Was bleibt jetzt konkret für Österreich sicherheitspolitisch zu tun? Brigadier Heinz Danzmayr forderte die Erstellung eines klaren sicherheitspolitischen Konzeptes für Österreich, die bisherigen Grundzüge haben keine Geltung mehr. In diesem Konzept müßte der Prävention (comprehensi-ve security in der Fachsprache) eine besondere Rolle eingeräumt werden. Dazu sollte ein kleines Land wie Österreich auf verschiedenen Ebenen - bis hin zur UNO - eine sehr breite Sicherheitspolitik betreiben. Da stellt sich natürlich die Frage, ob dazu die Aufgabe der Neutralität und der Beitritt zu einer Militärallianz notwendig ist. Man sieht hier auch, daß Neutralität ja keine neutralistische Haltung zur Folge haben muß und in ihrer österreichischen Geschichte bisher wohl auch nicht zur Folge hatte. Man hätte sich diesbezüglich doch deutlichere Worte der Historiker Stourzh und Erika Weinzierl gewünscht. Die Zeitge-schichtlerin meinte, daß es für sie klar sei, daß wir uns die Position Kreiskys, es werde schon nichts passieren, daher könne man Landesverteidigung eher vernachlässigen, nicht mehr leisten können. „Aber ich bin mir nicht sicher, ob man die Neutralität so ganz über Bord werfen sollte", meinte sie -ohne zu präzisieren, warum nicht.

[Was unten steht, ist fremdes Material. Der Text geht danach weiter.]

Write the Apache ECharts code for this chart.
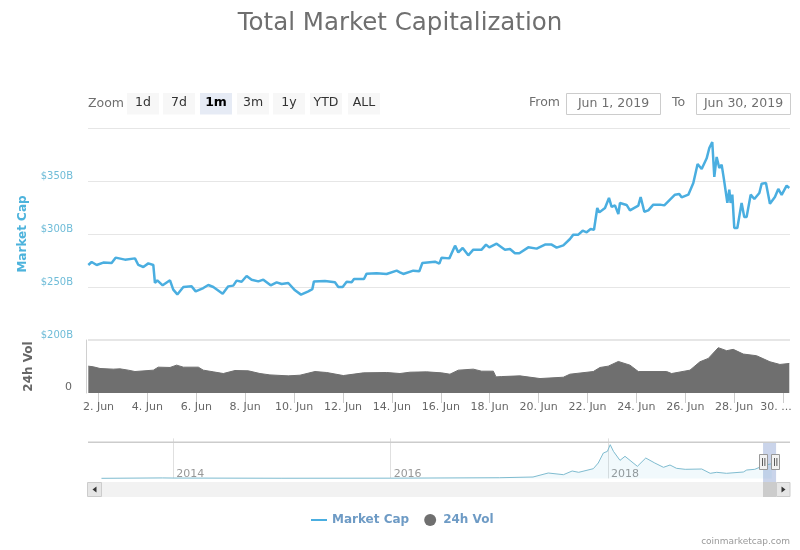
<!DOCTYPE html>
<html lang="en">
<head>
    <meta charset="UTF-8" />
    <title>Total Market Capitalization</title>
    <script src="https://cdn.jsdelivr.net/npm/echarts@6/dist/echarts.min.js"></script>
    <style>
        html, body { margin: 0; padding: 0; background: #fff; }
        #chart { width: 800px; height: 550px; }
    </style>
</head>
<body>
    <div id="chart"></div>

    <script>
        // hours since 31 May 2019 00:00 UTC, so day d of June starts at d * 24
        var marketHours = [38.0, 41.3, 46.2, 52.7, 60.9, 64.8, 74.0, 83.8, 87.1, 92.0, 96.9, 101.8, 103.4, 105.7, 111.0, 118.2, 121.4, 125.4, 131.3, 139.4, 143.4, 150.9, 155.8, 160.7, 169.9, 175.4, 180.3, 183.6, 188.5, 193.4, 198.3, 204.9, 209.8, 217.0, 222.9, 227.8, 234.3, 240.9, 246.8, 254.0, 257.9, 259.5, 270.3, 280.1, 283.4, 287.7, 291.6, 296.5, 298.8, 308.6, 311.2, 321.0, 330.8, 340.7, 343.9, 347.2, 357.0, 362.9, 365.9, 378.3, 382.6, 384.8, 392.4, 398.0, 401.2, 405.5, 411.0, 415.9, 424.1, 428.4, 431.6, 438.8, 447.0, 451.9, 456.8, 461.1, 469.9, 478.1, 486.3, 492.8, 497.7, 504.3, 510.8, 514.1, 519.0, 523.3, 527.2, 531.1, 534.4, 537.6, 539.6, 545.2, 549.1, 551.7, 555.0, 558.3, 559.9, 566.4, 569.7, 577.9, 580.2, 583.8, 587.7, 592.6, 599.2, 603.4, 609.0, 613.9, 618.1, 620.4, 627.0, 631.9, 636.1, 640.1, 645.0, 647.6, 650.5, 652.5, 654.8, 657.4, 659.7, 662.0, 665.3, 667.2, 668.5, 670.2, 672.1, 675.1, 679.3, 681.9, 684.2, 688.2, 691.8, 696.7, 699.0, 703.2, 707.1, 712.0, 715.3, 718.6, 723.5, 726.1];
        var marketCap = [270.8, 273.6, 270.8, 273.0, 272.6, 277.7, 275.8, 277.0, 270.8, 268.9, 272.3, 270.8, 253.8, 256.3, 251.6, 256.3, 247.5, 243.0, 250.0, 250.6, 245.9, 249.0, 251.9, 250.0, 243.7, 250.6, 251.3, 256.0, 255.0, 260.4, 256.9, 255.3, 256.9, 251.6, 254.4, 252.8, 253.8, 246.9, 242.8, 245.9, 248.0, 255.3, 255.7, 254.4, 250.0, 250.0, 255.0, 254.4, 257.5, 257.5, 262.6, 262.9, 262.3, 265.4, 263.8, 262.3, 265.4, 264.8, 272.6, 273.9, 272.0, 277.7, 277.0, 289.0, 282.7, 286.8, 279.9, 285.2, 285.2, 290.0, 287.4, 290.9, 285.2, 285.8, 281.8, 281.8, 287.4, 286.2, 290.0, 290.0, 287.1, 289.3, 295.3, 299.4, 299.4, 303.1, 301.6, 304.7, 304.0, 324.5, 320.4, 324.5, 334.0, 325.5, 327.0, 318.9, 329.3, 327.4, 322.3, 326.7, 334.9, 321.0, 322.3, 327.7, 327.7, 327.0, 332.4, 337.1, 337.7, 334.6, 337.1, 348.1, 366.0, 361.3, 371.4, 381.1, 386.8, 353.8, 372.7, 362.3, 365.4, 351.3, 329.3, 341.8, 329.3, 337.1, 305.7, 305.7, 329.3, 316.0, 316.0, 337.1, 333.0, 338.7, 347.5, 348.1, 328.6, 334.9, 342.5, 337.0, 345.6, 343.4];

        var volumeHours = [38.0, 42.9, 49.5, 62.5, 69.1, 77.3, 83.8, 101.8, 106.7, 118.2, 124.7, 131.3, 146.0, 150.9, 160.7, 170.5, 182.0, 195.1, 206.5, 216.3, 234.3, 245.8, 260.5, 272.0, 288.3, 308.0, 330.9, 343.9, 353.8, 370.1, 384.8, 393.0, 401.2, 415.9, 424.1, 435.6, 438.2, 443.7, 461.7, 481.4, 504.3, 510.8, 533.7, 540.3, 548.4, 558.3, 569.7, 577.9, 605.7, 610.6, 628.6, 638.4, 646.6, 656.4, 664.6, 671.1, 680.9, 694.0, 707.1, 716.9, 726.1];
        var volumeValues = [60.8, 59.3, 55.5, 54.0, 54.7, 51.7, 48.6, 51.7, 58.5, 57.8, 63.1, 58.5, 58.5, 51.7, 47.9, 44.1, 50.9, 50.2, 44.1, 41.0, 38.8, 40.3, 48.6, 46.4, 39.5, 45.6, 46.4, 44.1, 47.1, 47.9, 45.6, 42.6, 51.7, 54.0, 49.4, 49.4, 36.5, 37.2, 38.8, 32.7, 35.7, 42.6, 48.6, 57.8, 60.8, 71.4, 63.1, 48.6, 48.6, 44.1, 51.7, 70.7, 78.3, 102.6, 95.8, 98.8, 88.2, 84.4, 70.7, 64.6, 66.9];

        // navigator: whole history, x in decimal years
        var navYears = [2013.34, 2013.9, 2014.0, 2015.0, 2016.0, 2017.0, 2017.31, 2017.45, 2017.59, 2017.67, 2017.73, 2017.865, 2017.91, 2017.957, 2017.994, 2018.02, 2018.05, 2018.11, 2018.156, 2018.27, 2018.347, 2018.43, 2018.51, 2018.57, 2018.63, 2018.71, 2018.862, 2018.94, 2019.0, 2019.09, 2019.245, 2019.276, 2019.35, 2019.43, 2019.506];
        var navValues = [2, 12, 9, 4, 6, 17, 35, 135, 93, 185, 152, 243, 385, 635, 676, 843, 676, 451, 552, 302, 510, 385, 277, 335, 252, 227, 235, 127, 152, 127, 160, 210, 227, 318, 368];
        var navYearTicks = [2014, 2016, 2018];
        var navWindow = [2019.426, 2019.546];

        var dayTicks = [2, 4, 6, 8, 10, 12, 14, 16, 18, 20, 22, 24, 26, 28, 30];
        var capTicks = [200, 250, 300, 350];
        var zoomButtons = ["1d", "7d", "1m", "3m", "1y", "YTD", "ALL"];
        var activeButton = "1m";

        var font = "DejaVu Sans";

        function zip(xs, ys) {
            return xs.map(function (x, i) {
                return [x, ys[i]];
            });
        }

        var xMin = 37.7;
        var xMax = 726.8;
        var tickHours = dayTicks.map(function (d) {
            return d * 24;
        });

        // range selector, inputs, navigator handles and scrollbar
        var chrome = [];
        function rect(x, y, w, h, fill, stroke) {
            chrome.push({
                type: "rect", silent: true, z: 10,
                shape: { x: x, y: y, width: w, height: h },
                style: { fill: fill, stroke: stroke || null, lineWidth: 1 }
            });
        }
        function label(x, y, text, color, size, align, weight) {
            chrome.push({
                type: "text", silent: true, z: 11, x: x, y: y,
                style: {
                    text: text, fill: color, font: (weight || "normal") + " " + size + "px " + font,
                    align: align || "left", verticalAlign: "middle"
                }
            });
        }

        label(88, 103.5, "Zoom", "#6f6f6f", 12.5);
        var buttonX = [127, 163, 200, 237, 273, 310, 348];
        zoomButtons.forEach(function (b, i) {
            var active = b === activeButton;
            rect(buttonX[i], 93, 32, 21.5, active ? "#e6ebf5" : "#f7f7f7");
            label(buttonX[i] + 16, 103, b, active ? "#000000" : "#333333", 12.5, "center", active ? "bold" : "normal");
        });
        label(529, 103, "From", "#6f6f6f", 12.5);
        rect(566.5, 93.5, 94, 21, "#ffffff", "#cccccc");
        label(613.5, 103.5, "Jun 1, 2019", "#6f6f6f", 12.5, "center");
        label(672, 103, "To", "#6f6f6f", 12.5);
        rect(696.5, 93.5, 94, 21, "#ffffff", "#cccccc");
        label(743.5, 103.5, "Jun 30, 2019", "#6f6f6f", 12.5, "center");

        rect(88, 339, 702, 2, "#e6e6e6");
        rect(88, 441.5, 702, 1.5, "#cccccc");

        rect(88, 482, 702, 15, "#f2f2f2");
        rect(763, 482, 13, 15, "#cccccc");
        rect(87.5, 482.5, 14, 14, "#e6e6e6", "#cccccc");
        rect(776.5, 482.5, 13.5, 14, "#e6e6e6", "#cccccc");
        chrome.push({ type: "polygon", silent: true, z: 11, shape: { points: [[96.5, 486.5], [96.5, 492.5], [92.5, 489.5]] }, style: { fill: "#333333" } });
        chrome.push({ type: "polygon", silent: true, z: 11, shape: { points: [[781.5, 486.5], [781.5, 492.5], [785.5, 489.5]] }, style: { fill: "#333333" } });

        [759.5, 771.5].forEach(function (x) {
            rect(x, 454.5, 8, 15, "#f2f2f2", "#999999");
            rect(x + 2.5, 458, 0.8, 8, "#333333");
            rect(x + 5, 458, 0.8, 8, "#333333");
        });

        var option = {
            animation: false,
            backgroundColor: "#ffffff",
            textStyle: { fontFamily: font },
            title: {
                text: "Total Market Capitalization",
                left: "center",
                top: 6,
                textStyle: { fontFamily: font, fontSize: 24.5, fontWeight: "normal", color: "#6f6f6f" }
            },
            legend: {
                left: 306,
                top: 509,
                itemGap: 15,
                itemWidth: 16,
                itemHeight: 12,
                selectedMode: false,
                textStyle: { fontFamily: font, fontSize: 12, fontWeight: "bold", color: "#6e9bc5" },
                data: [
                    { name: "Market Cap", icon: "path://M0 0H16V2H0Z" },
                    { name: "24h Vol", icon: "circle" }
                ]
            },
            grid: [
                { left: 88, right: 10, top: 128, height: 212 },
                { left: 88, right: 10, top: 340, height: 53 },
                { left: 88, right: 10, top: 442, height: 40 }
            ],
            xAxis: [
                {
                    type: "value", gridIndex: 0, min: xMin, max: xMax,
                    axisLine: { show: false }, axisTick: { show: false }, axisLabel: { show: false }, splitLine: { show: false }
                },
                {
                    type: "value", gridIndex: 1, min: xMin, max: xMax,
                    axisLine: { show: false },
                    axisTick: { show: true, length: 10, customValues: tickHours, lineStyle: { color: "#cccccc" } },
                    axisLabel: {
                        show: true, customValues: tickHours, margin: 9, color: "#666666", fontSize: 11, fontFamily: font,
                        hideOverlap: false,
                        formatter: function (value) {
                            var d = value / 24;
                            return d === 30 ? "{last|30. ...}" : d + ". Jun";
                        },
                        rich: { last: { padding: [0, 14, 0, 0], color: "#666666", fontSize: 11, fontFamily: font } }
                    },
                    splitLine: { show: false }
                },
                {
                    type: "value", gridIndex: 2, min: 2013.216, max: 2019.674,
                    axisLine: { show: false },
                    axisTick: { show: true, inside: true, length: 40, customValues: navYearTicks, lineStyle: { color: "#e0e0e0" } },
                    axisLabel: {
                        show: true, inside: true, customValues: navYearTicks, margin: 2, align: "left", padding: [0, 0, 0, 3],
                        color: "#999999", fontSize: 11, fontFamily: font,
                        formatter: function (value) { return String(value); }
                    },
                    splitLine: { show: false }
                }
            ],
            yAxis: [
                {
                    type: "value", gridIndex: 0, min: 200, max: 400, interval: 50,
                    name: "Market Cap", nameLocation: "middle", nameGap: 59,
                    nameTextStyle: { color: "#4db3dc", fontSize: 12, fontWeight: "bold", fontFamily: font },
                    axisLine: { show: false }, axisTick: { show: false },
                    axisLabel: {
                        customValues: capTicks, margin: 15, color: "#6fbcd8", fontSize: 10, fontFamily: font, verticalAlign: "bottom",
                        formatter: function (value) { return "$" + value + "B"; }
                    },
                    splitLine: { lineStyle: { color: "#e6e6e6", width: 1 } }
                },
                {
                    type: "value", gridIndex: 1, min: 0, max: 120, offset: 2,
                    name: "24h Vol", nameLocation: "middle", nameGap: 51,
                    nameTextStyle: { color: "#666666", fontSize: 12, fontWeight: "bold", fontFamily: font },
                    axisLine: { show: true, lineStyle: { color: "#d0d0d0" } }, axisTick: { show: false },
                    axisLabel: { customValues: [0], margin: 14, color: "#666666", fontSize: 11, fontFamily: font, verticalAlign: "bottom" },
                    splitLine: { show: false }
                },
                {
                    type: "value", gridIndex: 2, min: -90, max: 910,
                    axisLine: { show: false }, axisTick: { show: false }, axisLabel: { show: false }, splitLine: { show: false }
                }
            ],
            series: [
                {
                    name: "Market Cap", type: "line", xAxisIndex: 0, yAxisIndex: 0,
                    data: zip(marketHours, marketCap),
                    showSymbol: false, lineStyle: { color: "#4aaee0", width: 2.5 }, itemStyle: { color: "#4aaee0" }, z: 5
                },
                {
                    name: "24h Vol", type: "line", xAxisIndex: 1, yAxisIndex: 1,
                    data: zip(volumeHours, volumeValues),
                    showSymbol: false, lineStyle: { color: "#6f6f6f", width: 1 }, itemStyle: { color: "#6f6f6f" },
                    areaStyle: { color: "#6f6f6f", opacity: 1 }
                },
                {
                    name: "Navigator", type: "line", xAxisIndex: 2, yAxisIndex: 2,
                    data: zip(navYears, navValues),
                    showSymbol: false, lineStyle: { color: "#7fbcd0", width: 1 }, itemStyle: { color: "#7fbcd0" },
                    areaStyle: { color: "#4db3dc", opacity: 0.08 },
                    markArea: {
                        silent: true,
                        itemStyle: { color: "rgba(102,133,194,0.35)" },
                        data: [[{ xAxis: navWindow[0], yAxis: -90 }, { xAxis: navWindow[1], yAxis: 910 }]]
                    }
                }
            ],
            graphic: {
                elements: chrome.concat([
                    {
                        type: "text", silent: true, right: 10, top: 537,
                        style: { text: "coinmarketcap.com", fill: "#999999", font: "9px " + font }
                    }
                ])
            }
        };

        var chart = echarts.init(document.getElementById("chart"), null, { renderer: "canvas" });
        chart.setOption(option);
    </script>
</body>
</html>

Ganz abträglich dem neuen Weg der österreichischen Sicherheitspoli-'tik und seiner Propagierung in der österreichischen Bevölkerung wird eine Argumentation sein, die Neutralität als „unmoralisches Institut" denunziert (so eine Wortmeldung) und vielleicht glaubt, daß die Österreicher dann bedrückt von ihrer 37jährigen Neutralitätsgeschichte sofort ins Lager der „Allianzler" überlaufen und so ihre Bereitschaft bekunden, nach Jahrzehnten des Abseitsstehens (das war doch gar nicht so) endlich den heißersehnten österreichischen Solidarbeitrag zur vielbeschworenen kollektiven Sicherheit zu leisten, den keine europäische Macht heute in der konkreten Sicherheitsfrage am Balkan zu leisten bereit ist.

Die Warnung Heinz Vetscheras vor einer zu euphorischen Sicht der europäischen Sicherheitspolitik - historische Reminiszenzen spielen nach wie vor eine bedeutende Rolle! - sollte nicht mutlos machen. Aber sie sollte Österreich abhalten, sich etwas vorzumachen.